Was ein Volltreffer bedeutete, wird klar, wenn man das Foto einer Stellung an der Vogesenfront näher betrachtet. Es wurde von Karl Albert Kuhne, dem Vater Bernhard Kuhnes, an seine Ehefrau in Wehr geschickt. Kuhne kämpfte ebenfalls in den Vogesen. Wenn solch ein enges Loch, vollgestopft mit Männern, einen „Volltreffer“ erhielt, war es ein Wunder, wenn überhaupt jemand überlebte.

Auch Bernhard Kuhnes Vater war am Hartmannsweilerkopf. Das Foto zeigt ihn (links mit Pfeife) in einem Unterstand.
Auch Bernhard Kuhnes Vater war am Hartmannsweilerkopf. Das Foto zeigt ihn (links mit Pfeife) in einem Unterstand. | Bild: Bernhard Kuhne

Immer wieder finden wir Einträge wie: „Lebhaftes Geschützfeuer, 15-20 Schuß pro Minute“, „Josef Thomann gefallen“, „Am Abend 109 tot“ oder „Maschinengewehrfeuer beim Kaffeeholen“. Ungewöhnlich der Eintrag für Pfingsten 1915: „Kein Schuß!“ Ein kleines Wunder an der Front.

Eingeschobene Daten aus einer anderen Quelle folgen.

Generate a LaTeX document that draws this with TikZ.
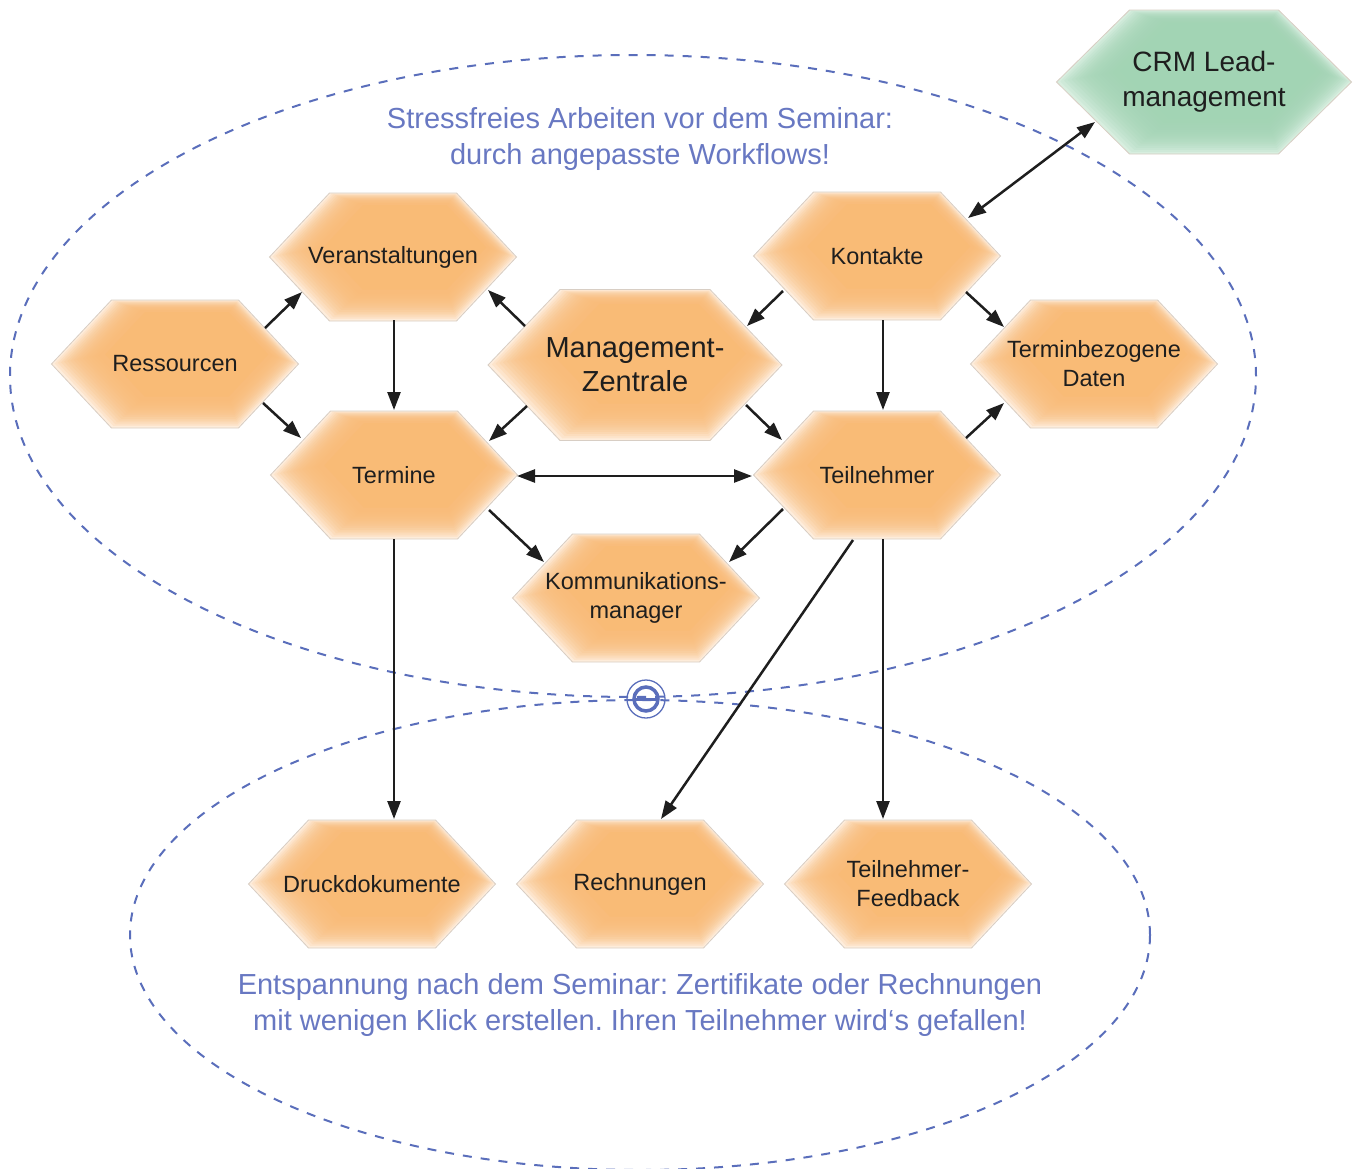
\documentclass[tikz,border=0pt]{standalone}
\usepackage{fontspec}
\setmainfont{Liberation Sans}
\frenchspacing
\usetikzlibrary{arrows.meta}
\definecolor{orcore}{HTML}{F9BB76}
\definecolor{oredge}{HTML}{FFF7F0}
\definecolor{grcore}{HTML}{A2D4B4}
\definecolor{gredge}{HTML}{E2F3E8}
\definecolor{hexline}{HTML}{D8CEC4}
\definecolor{dashblue}{HTML}{5A6EBB}
\definecolor{textblue}{HTML}{6878C2}
\definecolor{ink}{HTML}{1E1E1E}
% hexagon outline: options, x, y, width, height, inset
\newcommand\hexp[6]{\path[#1] ({#2-#4/2},#3) -- ({#2-#4/2+#6},{#3-#5/2}) -- ({#2+#4/2-#6},{#3-#5/2}) -- ({#2+#4/2},#3) -- ({#2+#4/2-#6},{#3+#5/2}) -- ({#2-#4/2+#6},{#3+#5/2}) -- cycle;}
% hexagon node: name, x, y, width, height, inset, colour prefix, text, text style
\newcommand\hexa[9]{%
 \hexp{fill=#7edge}{#2}{#3}{#4}{#5}{#6}%
 \foreach \k in {0,...,15}{%
   \pgfmathsetmacro\hexsc{1.0-0.02*\k}%
   \hexp{fill=#7core, fill opacity=0.16, scale around={\hexsc:({#2+0.14*#4},{#3-0.22*#5})}}{#2}{#3}{#4}{#5}{#6}}%
 \hexp{fill=#7core, scale around={0.66:({#2+0.14*#4},{#3-0.22*#5})}}{#2}{#3}{#4}{#5}{#6}%
 \hexp{draw=hexline, line width=0.8pt}{#2}{#3}{#4}{#5}{#6}%
 \node[hextext,#9] (#1) at (#2,#3) {#8};}
\tikzset{
 hextext/.style={align=center, text=ink, inner sep=0pt, font=\fontsize{23.5}{29}\selectfont},
 bigtext/.style={font=\fontsize{29}{34}\selectfont},
 crmtext/.style={font=\fontsize{28}{35}\selectfont},
 plain/.style={},
 titletext/.style={align=center, text=textblue, inner sep=0pt, font=\fontsize{29}{36}\selectfont},
 ring/.style={draw=dashblue, line width=2pt, dash pattern=on 9pt off 9pt},
 arr/.style={-{Triangle[length=18pt,width=13pt]}, line width=2.5pt, draw=ink},
 darr/.style={{Triangle[length=18pt,width=13pt]}-{Triangle[length=18pt,width=13pt]}, line width=2.5pt, draw=ink},
}
\begin{document}
\begin{tikzpicture}[x=1pt,y=-1pt]
\useasboundingbox (0,0) rectangle (1355,1168);
\clip (0,0) rectangle (1355,1168);
% ellipses
\draw[ring] (633,376) ellipse [x radius=623pt, y radius=321pt];
\draw[ring] (640,935) ellipse [x radius=510pt, y radius=235pt];
% join symbol
\draw[dashblue, line width=1.3pt] (646,699) circle [radius=19pt];
\draw[dashblue, line width=3.5pt] (646,699) circle [radius=12pt];
\draw[dashblue, line width=3pt] (634,699) -- (658,699);
% titles
\node[titletext] (title1) at (640,139) {Stressfreies Arbeiten vor dem Seminar:\\durch angepasste Workflows!};
\node[titletext] (title2) at (640,1005) {Entspannung nach dem Seminar: Zertifikate oder Rechnungen\\mit wenigen Klick erstellen. Ihren Teilnehmer wird‘s gefallen!};
% hexagons
\hexa{crm}{1204}{82}{295}{144}{73}{gr}{CRM Lead-\\management}{crmtext}
\hexa{vera}{393}{257}{247}{128}{60}{or}{Veranstaltungen}{plain}
\hexa{ress}{175}{364}{247}{128}{60}{or}{Ressourcen}{plain}
\hexa{term}{394}{475}{247}{128}{60}{or}{Termine}{plain}
\hexa{mgmt}{635}{365}{294}{151}{72}{or}{Management-\\Zentrale}{bigtext}
\hexa{kont}{877}{256}{247}{128}{60}{or}{Kontakte}{plain}
\hexa{tbd}{1094}{364}{247}{128}{60}{or}{Terminbezogene\\Daten}{plain}
\hexa{teil}{877}{475}{247}{128}{60}{or}{Teilnehmer}{plain}
\hexa{komm}{636}{598}{247}{128}{60}{or}{Kommunikations-\\manager}{plain}
\hexa{druck}{372}{884}{247}{128}{60}{or}{Druckdokumente}{plain}
\hexa{rech}{640}{884}{247}{128}{60}{or}{Rechnungen}{plain}
\hexa{feed}{908}{884}{247}{128}{60}{or}{Teilnehmer-\\Feedback}{plain}
% arrows
\draw[arr] ([shift={(90,-36)}]ress.center) -- ([shift={(-91,35)}]vera.center);
\draw[arr] ([shift={(88,39)}]ress.center) -- ([shift={(-93,-37)}]term.center);
\draw[arr] ([shift={(-110,-39)}]mgmt.center) -- ([shift={(95,33)}]vera.center);
\draw[arr] ([shift={(-108,41)}]mgmt.center) -- ([shift={(95,-34)}]term.center);
\draw[arr] ([shift={(-94,35)}]kont.center) -- ([shift={(112,-39)}]mgmt.center);
\draw[arr] ([shift={(111,40)}]mgmt.center) -- ([shift={(-95,-35)}]teil.center);
\draw[arr] ([shift={(1,63)}]vera.center) -- ([shift={(0,-65)}]term.center);
\draw[arr] ([shift={(6,64)}]kont.center) -- ([shift={(6,-65)}]teil.center);
\draw[arr] ([shift={(89,36)}]kont.center) -- ([shift={(-90,-37)}]tbd.center);
\draw[arr] ([shift={(89,-37)}]teil.center) -- ([shift={(-90,39)}]tbd.center);
\draw[darr] ([shift={(123,1)}]term.center) -- ([shift={(-125,1)}]teil.center);
\draw[arr] ([shift={(95,35)}]term.center) -- ([shift={(-92,-36)}]komm.center);
\draw[arr] ([shift={(-94,34)}]teil.center) -- ([shift={(93,-36)}]komm.center);
\draw[arr] ([shift={(0,64)}]term.center) -- ([shift={(22,-65)}]druck.center);
\draw[arr] ([shift={(-24,65)}]teil.center) -- ([shift={(21,-65)}]rech.center);
\draw[arr] ([shift={(6,64)}]teil.center) -- ([shift={(-25,-65)}]feed.center);
\draw[darr] ([shift={(91,-38)}]kont.center) -- ([shift={(-109,40)}]crm.center);
\end{tikzpicture}
\end{document}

Der schönste Eintrag stammt vom 10. Mai 1916: „Aus dem Kampfverband ausgeschieden!“ Damit war für den inzwischen 43 Jahre alten Soldaten der Krieg noch nicht zu Ende. Doch die Front rückte in weite Ferne. Meier kam zum Arbeitseinsatz ins Ruhrgebiet und kehrte am 14. November 1918 wohlbehalten nach Öflingen zurück.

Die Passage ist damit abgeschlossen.